Machine learning the non-radiative decay modes in photochemical processes

TL;DR

This paper introduces an unsupervised information-theoretic framework using Differentiable Information Imbalance to identify nuclear coordinates responsible for non-radiative decay in photoexcited molecules from molecular dynamics simulations.

Contribution

The authors develop a scalable, interpretable method that ranks nuclear degrees of freedom by relevance, revealing mechanistic coordinates and their importance across various molecular systems.

Findings

The method recovers known decay coordinates in tested systems.

It distinguishes between localized and collective structural changes affecting observables.

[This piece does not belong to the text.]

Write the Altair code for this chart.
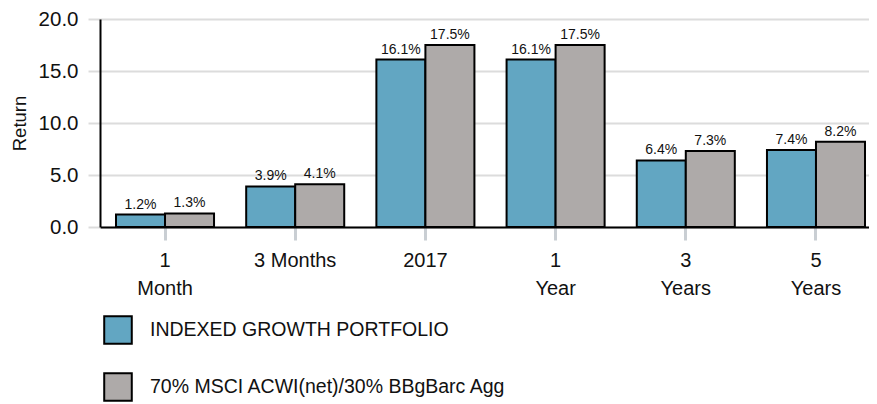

The framework provides mechanistic insights and reduces high-dimensional data to interpretable modes.

Abstract

Non-radiative decay in photoexcited molecular systems is driven by nuclear motion toward conical intersections (CIs), where electronic states become degenerate and nonadiabatic transitions occur. Identifying the nuclear degrees of freedom responsible for CI access from nonadiabatic molecular dynamics (NAD) simulations remains challenging because the underlying motions are high-dimensional and collective. Here, we introduce an unsupervised, information-theoretic framework based on Differentiable Information Imbalance (DII) to identify the nuclear coordinates governing CI access directly from trajectory surface hopping (TSH) simulations. By quantifying correlations between structural descriptors and electronic observables, including energy gaps and oscillator strengths, the method ranks nuclear degrees of freedom by predictive relevance. A multi-step protocol then extracts low-dimensional, physically interpretable modes associated with non-radiative decay. We apply the framework to the methaniminium cation, furan, L-glutamine, L-pyroglutamine-ammonium, and a photoactive molecular motor. Across all systems, the method recovers known mechanistic coordinates while revealing the relative importance of competing modes when multiple structural distortions contribute to CI access. The analysis also reveals a systematic distinction between observables: energy gaps are typically governed by a small number of localized coordinates, whereas oscillator strengths depend on more collective and distributed structural rearrangements. Overall, the DII-based framework combines predictive power with direct interpretability, providing a general and scalable route for extracting mechanistic insight from high-dimensional NAD data and constructing reduced-dimensional models of excited-state dynamics.